New lower bounds for the energy of matrices and graphs

TL;DR

This paper introduces new lower bounds for the energy of Hermitian matrices and graphs, extending classical bounds and analyzing cases of equality, with implications for graphs with various nullities and edge counts.

Contribution

It generalizes existing lower bounds for graph energy to Hermitian matrices and graphs with specified nullity, providing new bounds and discussing equality cases.

Findings

New lower bounds for Hermitian matrix energy.

Bounds applicable to graphs with given nullity and edge count.
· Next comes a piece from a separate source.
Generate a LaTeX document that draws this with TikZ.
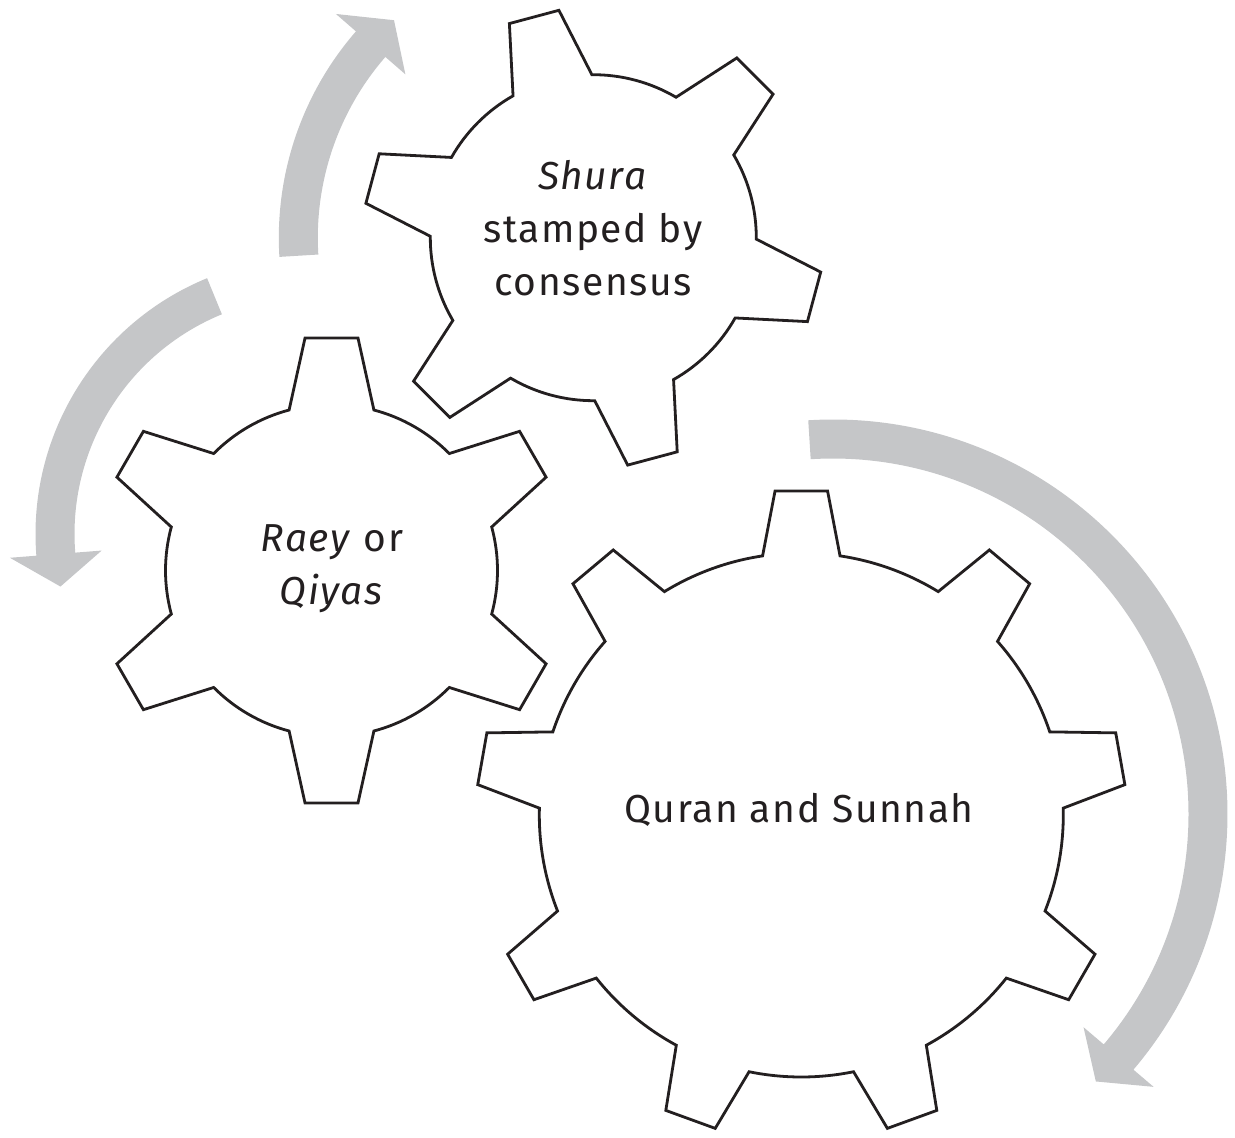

Some bounds are incomparable with the classical $2\sqrt{m}$ bound.

Abstract

Let $R$ be a Hermitian matrix. The energy of $R$, $\mathcal{E}(R)$, corresponds to the sum of the absolute values of its eigenvalues. In this work it is obtained two lower bounds for $\mathcal{E}(R).$ The first one generalizes a lower bound obtained by Mc Clellands for the energy of graphs in $1971$ to the case of Hermitian matrices and graphs with a given nullity. The second one generalizes a lower bound obtained by K. Das, S. A. Mojallal and I. Gutman in 2013 to symmetric non-negative matrices and graphs with a given nullity. The equality cases are discussed. These lower bounds are obtained for graphs with $m$ edges and some examples are provided showing that, some obtained bounds are incomparable with the known lower bound for the energy $2\sqrt{m}$. Another family of lower bounds are obtained from an increasing sequence of lower bounds for the spectral radius of a graph. The bounds are stated for singular and non-singular graphs.